June 02, 2004

*French History: Politics Before WWII, Part One

This series is by no means a comprehensive history of France, but may put WWII in some context.

Brief Introduction.
Culture Before WWII.

The Third Republic was troubled from the start. Calls for reform began almost immediately after its formation in the 1870s and grew more intense after World War I. The lack of a promised strong executive branch led to problems within the government, and the Republic was fading well before 1940.

When the Third Republic's Constitution was adopted, a system of checks and balances was put in place that was supposed to make government more efficient under a strong executive. In reality, the democratically-elected Lower House had most of the power and the President was relegated to the role of figurehead. The Upper House, or Senate, had limited power as well.

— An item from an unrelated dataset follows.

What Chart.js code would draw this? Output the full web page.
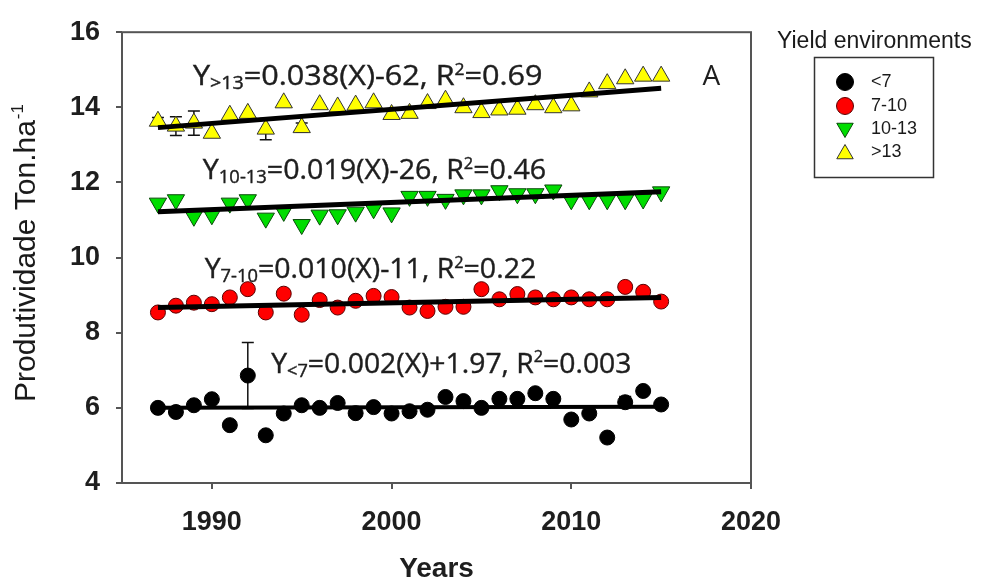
<!DOCTYPE html>
<html>
<head>
<meta charset="utf-8">
<title>Yield environments</title>
<script src="https://cdn.jsdelivr.net/npm/chart.js@4.4.1/dist/chart.umd.min.js"></script>
<style>
  html, body { margin: 0; padding: 0; background: #fff; }
  #chartBox { width: 984px; height: 586px; position: relative; }
</style>
</head>
<body>
<div id="chartBox"><canvas id="yieldChart"></canvas></div>
<script>
const years = [1987, 1988, 1989, 1990, 1991, 1992, 1993, 1994, 1995, 1996,
               1997, 1998, 1999, 2000, 2001, 2002, 2003, 2004, 2005, 2006,
               2007, 2008, 2009, 2010, 2011, 2012, 2013, 2014, 2015];

const yieldBelow7 = [6.00, 5.89, 6.07, 6.23, 5.54, 6.86, 5.27, 5.85, 6.07, 6.00,
                     6.13, 5.86, 6.02, 5.85, 5.91, 5.95, 6.29, 6.18, 6.00, 6.24,
                     6.24, 6.39, 6.24, 5.69, 5.85, 5.21, 6.15, 6.45, 6.09];
const yield7to10 = [8.54, 8.72, 8.80, 8.76, 8.94, 9.16, 8.54, 9.04, 8.48, 8.87,
                    8.67, 8.85, 8.98, 8.95, 8.67, 8.58, 8.69, 8.69, 9.16, 8.89,
                    9.03, 8.94, 8.89, 8.94, 8.89, 8.89, 9.22, 9.09, 8.83];
const yield10to13 = [11.45, 11.54, 11.10, 11.14, 11.45, 11.54, 11.05, 11.23, 10.88, 11.13,
                     11.14, 11.21, 11.30, 11.19, 11.63, 11.63, 11.55, 11.67, 11.67, 11.78,
                     11.70, 11.70, 11.80, 11.54, 11.54, 11.54, 11.54, 11.56, 11.75];
const yieldAbove13 = [13.63, 13.50, 13.58, 13.31, 13.79, 13.84, 13.42, 14.12, 13.46, 14.07,
                      14.01, 14.06, 14.12, 13.81, 13.84, 14.10, 14.19, 13.99, 13.86, 13.93,
                      13.95, 14.07, 13.99, 14.04, 14.41, 14.63, 14.76, 14.83, 14.83];

// standard errors (0 = bar hidden behind the marker)
const errBelow7 = [0, 0, 0, 0, 0, 0.88, 0, 0, 0, 0,
                   0, 0, 0, 0, 0, 0, 0, 0, 0, 0,
                   0, 0, 0, 0, 0, 0, 0.15, 0, 0];
const errAbove13 = [0.10, 0.25, 0.32, 0, 0, 0, 0.28, 0, 0.12, 0,
                    0, 0, 0, 0, 0, 0, 0, 0, 0, 0,
                    0, 0, 0, 0, 0, 0, 0, 0, 0];

// fitted lines, value at first and last year
const trendYears = [1987, 2015];
const trendBelow7 = [6.00, 6.03];
const trend7to10 = [8.67, 8.94];
const trend10to13 = [11.22, 11.75];
const trendAbove13 = [13.46, 14.51];

const seriesNames = ['<7', '7-10', '10-13', '>13'];
const xTicks = [1990, 2000, 2010, 2020];
const yTicks = [4, 6, 8, 10, 12, 14, 16];

const equations = [
  { sub: '>13', body: '=0.038(X)-62, R', r2: '=0.69' },
  { sub: '10-13', body: '=0.019(X)-26, R', r2: '=0.46' },
  { sub: '7-10', body: '=0.010(X)-11, R', r2: '=0.22' },
  { sub: '<7', body: '=0.002(X)+1.97, R', r2: '=0.003' }
];

Chart.defaults.font.family = '"Liberation Sans", Arial, sans-serif';

function pairs(xs, ys) {
  return xs.map((x, i) => ({ x: x, y: ys[i] }));
}

function trendSet(values, width) {
  return {
    data: pairs(trendYears, values),
    showLine: true,
    borderColor: '#000',
    borderWidth: width,
    pointRadius: 0,
    isTrend: true
  };
}

const datasets = [
  trendSet(trendAbove13, 5),
  trendSet(trend10to13, 5),
  trendSet(trend7to10, 5),
  trendSet(trendBelow7, 4),
  {
    label: seriesNames[0], data: pairs(years, yieldBelow7), errorBars: errBelow7,
    pointStyle: 'circle', pointRadius: 7.5, pointRotation: 0,
    backgroundColor: '#000', borderColor: '#000', borderWidth: 1
  },
  {
    label: seriesNames[1], data: pairs(years, yield7to10),
    pointStyle: 'circle', pointRadius: 7.5, pointRotation: 0,
    backgroundColor: '#ff0000', borderColor: '#5a0000', borderWidth: 1
  },
  {
    label: seriesNames[2], data: pairs(years, yield10to13),
    pointStyle: 'triangle', pointRadius: 10, pointRotation: 180,
    backgroundColor: '#00dd00', borderColor: '#0a4a0a', borderWidth: 1
  },
  {
    label: seriesNames[3], data: pairs(years, yieldAbove13), errorBars: errAbove13,
    pointStyle: 'triangle', pointRadius: 10, pointRotation: 0,
    backgroundColor: '#ffff00', borderColor: '#333', borderWidth: 1
  }
];

// frame + error bars behind the markers
const backdropPlugin = {
  id: 'backdrop',
  beforeDatasetsDraw(chart) {
    const { ctx, chartArea: a, scales: { x, y } } = chart;
    ctx.save();
    ctx.strokeStyle = '#555';
    ctx.lineWidth = 2;
    ctx.strokeRect(a.left, a.top, a.right - a.left, a.bottom - a.top);

    ctx.strokeStyle = '#111';
    ctx.lineWidth = 1.5;
    chart.data.datasets.forEach(ds => {
      if (!ds.errorBars) return;
      ds.data.forEach((pt, i) => {
        const e = ds.errorBars[i];
        if (!e) return;
        const px = x.getPixelForValue(pt.x);
        const top = y.getPixelForValue(pt.y + e);
        const bot = y.getPixelForValue(pt.y - e);
        ctx.beginPath();
        ctx.moveTo(px, top); ctx.lineTo(px, bot);
        ctx.moveTo(px - 6, top); ctx.lineTo(px + 6, top);
        ctx.moveTo(px - 6, bot); ctx.lineTo(px + 6, bot);
        ctx.stroke();
      });
    });
    ctx.restore();
  }
};

function drawEquation(ctx, eq, left, right, baseline) {
  const size = 28;
  const fam = '"Open Sans", sans-serif';
  const parts = [
    { t: 'Y', s: 1, dy: 0 },
    { t: eq.sub, s: 0.64, dy: 0.16 },
    { t: eq.body, s: 1, dy: 0 },
    { t: '2', s: 0.58, dy: -0.36 },
    { t: eq.r2, s: 1, dy: 0 }
  ];
  let total = 0;
  parts.forEach(p => {
    ctx.font = `${Math.round(size * p.s)}px ${fam}`;
    p.w = ctx.measureText(p.t).width;
    total += p.w;
  });
  ctx.save();
  ctx.translate(left, baseline);
  ctx.scale((right - left) / total, 1);
  ctx.fillStyle = '#1e1e1e';
  ctx.strokeStyle = '#1e1e1e';
  ctx.lineWidth = 0.4;
  ctx.textBaseline = 'alphabetic';
  let cx = 0;
  parts.forEach(p => {
    ctx.font = `${Math.round(size * p.s)}px ${fam}`;
    ctx.fillText(p.t, cx, p.dy * size);
    ctx.strokeText(p.t, cx, p.dy * size);
    cx += p.w;
  });
  ctx.restore();
}

const overlayPlugin = {
  id: 'overlay',
  afterDraw(chart) {
    const { ctx, scales: { x, y } } = chart;
    const spots = [
      [1988.95, 2008.4, 14.6],
      [1989.5, 2008.6, 12.1],
      [1989.6, 2008.05, 9.46],
      [1993.3, 2013.35, 6.94]
    ];
    equations.forEach((eq, i) => {
      const s = spots[i];
      drawEquation(ctx, eq, x.getPixelForValue(s[0]), x.getPixelForValue(s[1]), y.getPixelForValue(s[2]));
    });

    ctx.save();
    ctx.fillStyle = '#1e1e1e';
    ctx.font = '28px "Open Sans", sans-serif';
    ctx.textBaseline = 'alphabetic';
    ctx.fillText('A', x.getPixelForValue(2017.3), y.getPixelForValue(14.6));

    // y axis title with superscript
    ctx.translate(35, 402);
    ctx.rotate(-Math.PI / 2);
    ctx.fillStyle = '#1a1a1a';
    ctx.font = '30px "Liberation Sans", Arial, sans-serif';
    const main = 'Produtividade Ton.ha';
    ctx.fillText(main, 0, 0);
    const w = ctx.measureText(main).width;
    ctx.font = '17px "Liberation Sans", Arial, sans-serif';
    ctx.fillText('-1', w + 1, -12);
    ctx.restore();

    // legend
    ctx.save();
    ctx.fillStyle = '#1a1a1a';
    ctx.font = '23px "Liberation Sans", Arial, sans-serif';
    ctx.textBaseline = 'alphabetic';
    ctx.fillText('Yield environments', 777, 48);
    ctx.strokeStyle = '#333';
    ctx.lineWidth = 1.5;
    ctx.strokeRect(814.5, 57.5, 119, 120);
    const rows = [82, 106, 129, 152];
    chart.data.datasets.filter(d => !d.isTrend).forEach((ds, i) => {
      ctx.fillStyle = ds.backgroundColor;
      ctx.strokeStyle = ds.borderColor;
      ctx.lineWidth = 1;
      const isTri = ds.pointStyle === 'triangle';
      Chart.helpers.drawPoint(ctx, {
        pointStyle: ds.pointStyle,
        rotation: ds.pointRotation,
        radius: isTri ? 9.5 : 8.5,
        borderWidth: 1
      }, 845, rows[i] + (isTri ? (ds.pointRotation ? -1 : 2) : 0));
      ctx.fillStyle = '#1a1a1a';
      ctx.font = '18px "Liberation Sans", Arial, sans-serif';
      ctx.textBaseline = 'middle';
      ctx.fillText(ds.label, 871, rows[i]);
    });
    ctx.restore();
  }
};

const canvas = document.getElementById('yieldChart');
new Chart(canvas.getContext('2d'), {
  type: 'scatter',
  data: { datasets: datasets },
  options: {
    responsive: true,
    maintainAspectRatio: false,
    animation: false,
    layout: { padding: { top: 28, right: 233, left: 0, bottom: 0 } },
    plugins: {
      legend: { display: false },
      tooltip: { enabled: false }
    },
    scales: {
      x: {
        type: 'linear',
        min: 1985,
        max: 2020,
        afterBuildTicks: s => { s.ticks = xTicks.map(v => ({ value: v })); },
        afterFit: s => { s.height = 103; },
        grid: { drawOnChartArea: false, drawTicks: true, tickLength: 6, color: '#555', lineWidth: 2 },
        border: { display: false },
        ticks: {
          font: { size: 27, weight: 'bold' },
          color: '#1e1e1e',
          padding: 17,
          maxRotation: 0,
          autoSkip: false,
          callback: v => String(v)
        },
        title: {
          display: true,
          text: 'Years',
          font: { size: 28, weight: 'bold' },
          color: '#1e1e1e',
          padding: { top: 0, bottom: 0 }
        }
      },
      y: {
        type: 'linear',
        min: 4,
        max: 16,
        afterBuildTicks: s => { s.ticks = yTicks.map(v => ({ value: v })); },
        afterFit: s => { s.width = 122; },
        grid: { drawOnChartArea: false, drawTicks: true, tickLength: 6, color: '#555', lineWidth: 2 },
        border: { display: false },
        ticks: {
          font: { size: 27, weight: 'bold' },
          color: '#1e1e1e',
          padding: 16,
          callback: v => String(v)
        }
      }
    }
  },
  plugins: [backdropPlugin, overlayPlugin]
});
</script>
</body>
</html>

Unlike the Senate, the Lower House consisted of men who were not socially elite. They were schoolteachers, rural leaders, etc. The democratization of French politics began a chasm between political institutions and the social elites. In the aftermath of the Dreyfus Affair, the Radical Party came into power. With them came the elites' worst nightmare: the career politician. One of the first things the Radicals did was raise their political salaries.

Several groups popped up to address the growing disillusionment with the Republic. One of them was led by Charles Maurras, who founded Action francaise, which was a monarchist group that was particularly influential in the 1920s. His group was intellectual rather than political and attracted a healthy following of students from the French Quarter. The group faded around 1926 when the Vatican condemned it. Already some younger members had grown impatient with its lack of action and moved on to more radical movements.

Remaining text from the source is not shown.